What makes rounded mirror frames stand out is everything around them.

We live in an angular world

We surround ourselves with angles — in our houses and buildings, our streets and cities. The organic world around us has few hard angles, but the things we build ourselves are more likely to have sharp angles than not. And the reason is, angles are easier and cheaper to manufacture. It’s much simpler to join two boards or pieces of metal at an angle than to make them bend. Corners are efficient and functional, so we’re conditioned to expect and accept them.

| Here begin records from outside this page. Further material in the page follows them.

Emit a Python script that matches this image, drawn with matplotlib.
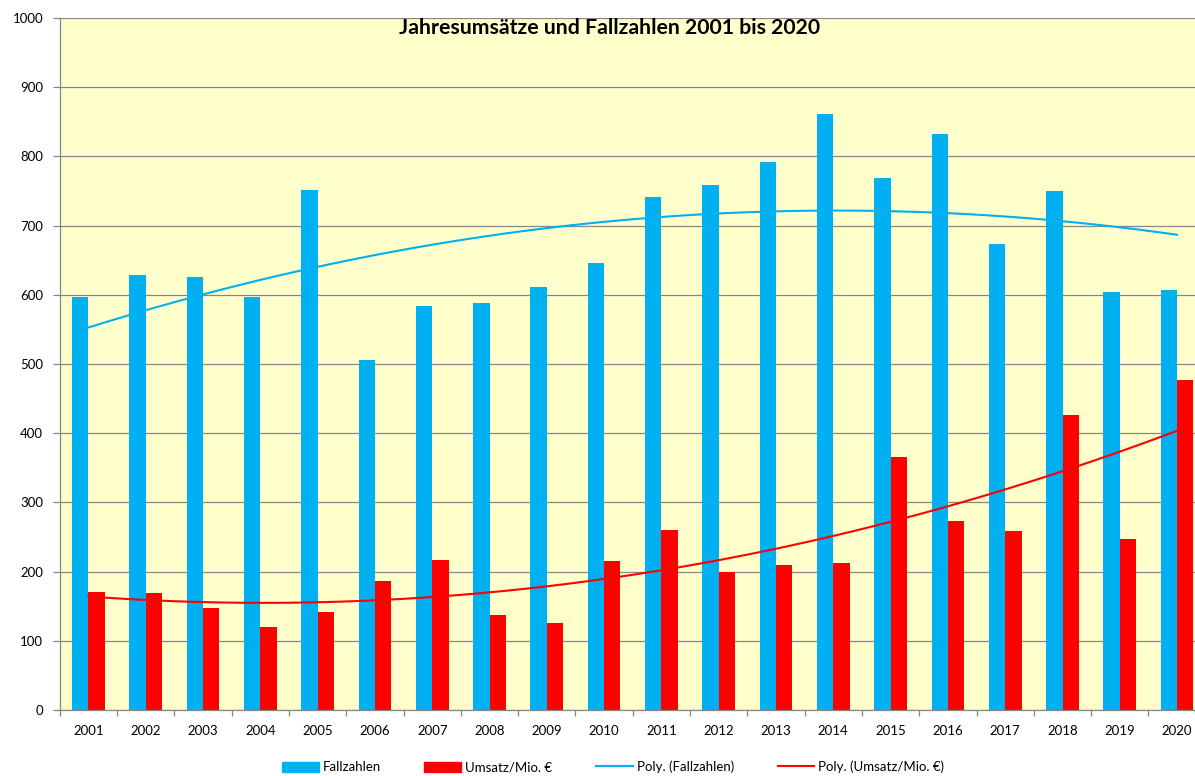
import matplotlib
matplotlib.use('Agg')
import matplotlib.pyplot as plt
from matplotlib.patches import Patch
from matplotlib.lines import Line2D
import numpy as np

plt.rcParams['font.family'] = ['Lato', 'DejaVu Sans']

years = [str(y) for y in range(2001, 2021)]
fallzahlen = [597, 628, 626, 597, 752, 506, 584, 588, 611, 646,
              741, 759, 792, 861, 768, 832, 674, 750, 604, 607]
umsatz = [171, 169, 147, 120, 142, 187, 216, 137, 126, 215,
          260, 200, 209, 213, 365, 273, 258, 426, 247, 477]

blue = '#00B0F0'
red = '#FF0000'
grid_col = '#878787'

fig = plt.figure(figsize=(11.95, 7.76), dpi=100)
# plot area runs slightly past the right edge, like the cropped original
ax = fig.add_axes([0.05, 0.0851, 0.959, 0.8918])
ax.set_facecolor('#FFFFCC')

x = np.arange(len(years))
bw = 0.285
ax.bar(x - bw / 2, fallzahlen, width=bw, color=blue, zorder=2)
ax.bar(x + bw / 2, umsatz, width=bw, color=red, zorder=2)

# polynomial trendlines (2nd order), like Excel's "Poly."
xs = np.linspace(0, len(years) - 1, 200)
p_f = np.polyfit(x + 1, fallzahlen, 2)
p_u = np.polyfit(x + 1, umsatz, 2)
ax.plot(xs, np.polyval(p_f, xs + 1), color=blue, lw=1.5, zorder=3)
ax.plot(xs, np.polyval(p_u, xs + 1), color=red, lw=1.5, zorder=3)

ax.set_xlim(-0.5, len(years) - 0.5)
ax.set_ylim(0, 1000)
ax.set_yticks(np.arange(0, 1001, 100))
ax.yaxis.grid(True, color=grid_col, lw=0.9, zorder=1)
ax.set_axisbelow(True)

ax.set_xticks(x)
ax.set_xticklabels(years)
ax.set_xticks(np.arange(-0.5, len(years), 1), minor=True)
ax.tick_params(axis='x', which='major', length=0, pad=11, labelsize=9.5)
ax.tick_params(axis='x', which='minor', length=4, color=grid_col, width=0.9)
ax.tick_params(axis='y', length=5, color=grid_col, width=0.9, pad=7, labelsize=9.5)

for s in ['top', 'right']:
    ax.spines[s].set_visible(False)
for s in ['left', 'bottom']:
    ax.spines[s].set_color(grid_col)
    ax.spines[s].set_linewidth(0.9)

fig.text(0.51, 1 - 28 / 776, 'Jahresumsätze und Fallzahlen 2001 bis 2020',
         ha='center', va='center', fontsize=15.3, fontweight='bold')

handles = [Patch(color=blue), Patch(color=red),
           Line2D([], [], color=blue, lw=1.5), Line2D([], [], color=red, lw=1.5)]
labels = ['Fallzahlen', 'Umsatz/Mio. €', 'Poly. (Fallzahlen)', 'Poly. (Umsatz/Mio. €)']
fig.legend(handles, labels, loc='center', bbox_to_anchor=(0.513, 1 - 767 / 776),
           ncol=4, frameon=False, fontsize=9.5, handlelength=2.8, handleheight=0.8,
           handletextpad=0.3, columnspacing=3.3)

fig.savefig('out.png', dpi=100)
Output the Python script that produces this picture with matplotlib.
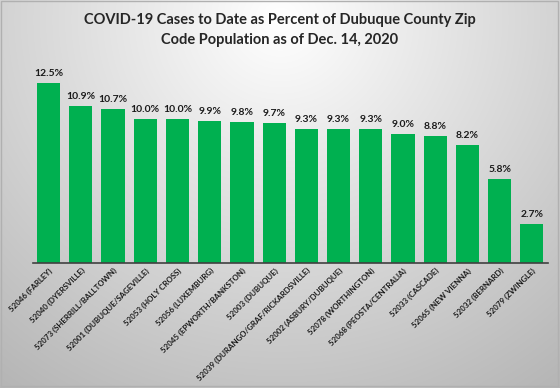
import matplotlib
matplotlib.use("Agg")
import matplotlib.pyplot as plt
import numpy as np

categories = ["52046 (FARLEY)", "52040 (DYERSVILLE)", "52073 (SHERRILL/BALLTOWN)",
              "52001 (DUBUQUE/SAGEVILLE)", "52053 (HOLY CROSS)", "52056 (LUXEMBURG)",
              "52045 (EPWORTH/BANKSTON)", "52003 (DUBUQUE)",
              "52039 (DURANGO/GRAF/RICKARDSVILLE)", "52002 (ASBURY/DUBUQUE)",
              "52078 (WORTHINGTON)", "52068 (PEOSTA/CENTRALIA)", "52033 (CASCADE)",
              "52065 (NEW VIENNA)", "52032 (BERNARD)", "52079 (ZWINGLE)"]
values = [12.5, 10.9, 10.7, 10.0, 10.0, 9.9, 9.8, 9.7, 9.3, 9.3, 9.3, 9.0, 8.8, 8.2, 5.8, 2.7]
title = "COVID-19 Cases to Date as Percent of Dubuque County Zip\nCode Population as of Dec. 14, 2020"

plt.rcParams['font.family'] = ['Lato', 'DejaVu Sans']

W, H = 560, 388
fig = plt.figure(figsize=(W / 100, H / 100), dpi=100)

# background radial gradient
bg = fig.add_axes([0, 0, 1, 1])
yy, xx = np.mgrid[0:H, 0:W]
d = np.sqrt(((xx - W * 0.5) / (W * 0.75)) ** 2 + ((yy - H * 0.05) / (H * 1.05)) ** 2)
val = np.clip(1.0 - 0.26 * d, 0, 1)
img = np.dstack([val, val, val])
bg.imshow(img, extent=[0, W, H, 0], aspect='auto')
bg.set_xlim(0, W)
bg.set_ylim(H, 0)
bg.axis('off')
bg.add_patch(plt.Rectangle((1, 1), W - 3, H - 3, fill=False, edgecolor='#b0b0b0', lw=1))

left, right = 32.5 / W, 548 / W
bottom = 1 - 262.7 / H
ymax = 14.0
px_per = 179.4 / 12.5
top_px = 262.7 - ymax * px_per
ax = fig.add_axes([left, bottom, right - left, (262.7 - top_px) / H])
ax.patch.set_alpha(0)

x = np.arange(len(values))
ax.bar(x, values, width=0.72, color='#00B050')
for xi, v in zip(x, values):
    ax.text(xi, v + 0.35, f"{v:.1f}%", ha='center', va='bottom', fontsize=7.5,
            fontweight='bold', color='#1a1a1a')

ax.set_xlim(-0.5, 15.5)
ax.set_ylim(0, ymax)
ax.set_yticks([])
ax.set_xticks(x)
ax.set_xticklabels(categories, rotation=45, ha='right', rotation_mode='anchor',
                   fontsize=5.7, fontweight='bold', color='#1a1a1a')
ax.tick_params(axis='x', length=0, pad=3)
for s in ['top', 'right', 'left']:
    ax.spines[s].set_visible(False)
ax.spines['bottom'].set_color('#404040')
ax.spines['bottom'].set_linewidth(1.2)

fig.text(0.5, 1 - 30 / H, title, ha='center', va='center', fontsize=10.5,
         fontweight='bold', color='#262626', linespacing=1.5)

fig.savefig("out.png", dpi=100)
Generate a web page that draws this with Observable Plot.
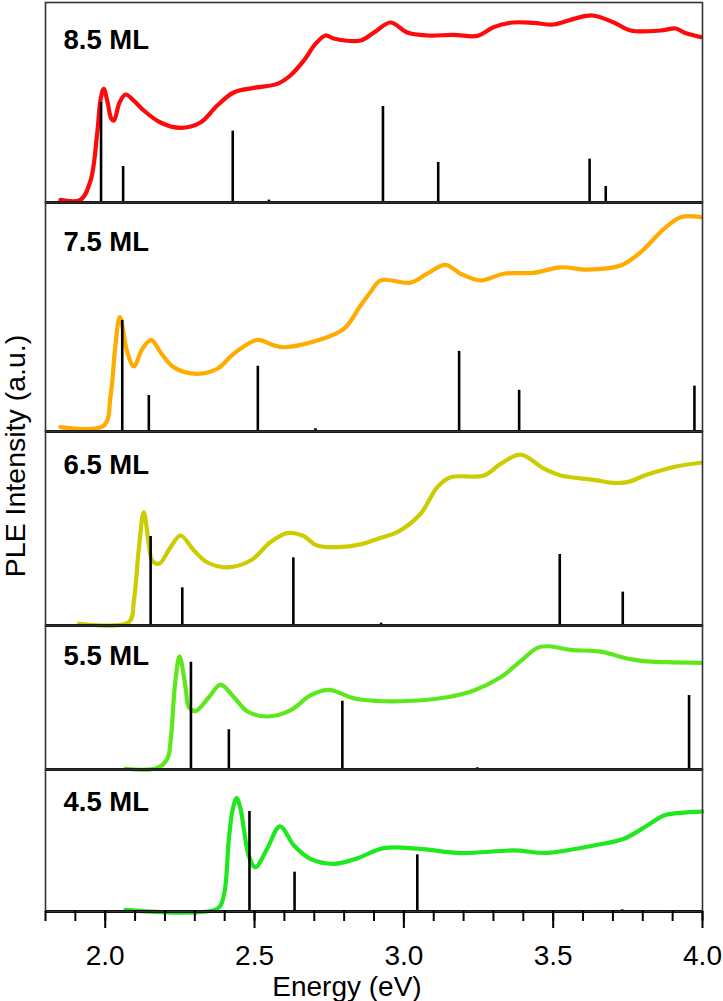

That means that when we encounter a curve where we expect an angle, it catches the eye. It’s a small surprise — and a pleasant one. There’s something pleasurable about finding a curve where there doesn’t need to be one.

Like a bathroom.

Bathrooms are also mostly angular places. Yes, there are curves where you would expect them; where they serve a purpose: the bowl of a toilet, the rims of most lavatories, the handles of faucets. But countertops are nearly always cut with straight lines. Toilet stalls have walls that meet at 90-degree angles. Lights set in the ceiling and joints between tiles in the floor have sharp corners. And mirrors nearly always do, too. So when you find mirrors with rounded-corner frames … it catches the eye. It’s a pleasant surprise.

This is even more true in a hallway, one of the most angular spaces we see every day. A hallway is a straight route between one place and another. The floor meets the walls that meet the ceiling in a long rectangle that provides an efficient and businesslike route to our next destination. So when a guest walks down that hallway and passes a rounded mirror frame, they notice. They may even stop to appreciate it, and then use it for what a mirror’s actually for.

Does choosing a rounded mirror frame matter?

No, not really. All of our mirror choices are elegant and functional. Some are lighted. All are well-designed.

But if you choose a mirror with one of our rounded-corner frames that’s powder-coated to match or complement your interior design, it says something. It’s an intentional, thoughtful choice that tells visitors and guests you want them to notice things. That you take an interest in even the most functional things around them. That you want them to appreciate that you appreciate them — enough to go out of your way to choose fixtures that surprise and please.

At S2 Design, we go out of our way to create luxurious fixtures. All of them represent our standards, our creativity and our dedication to elegant accessories. Every one of our mirrors says that about us.

Choosing a rounded mirror frame says a little more … about you.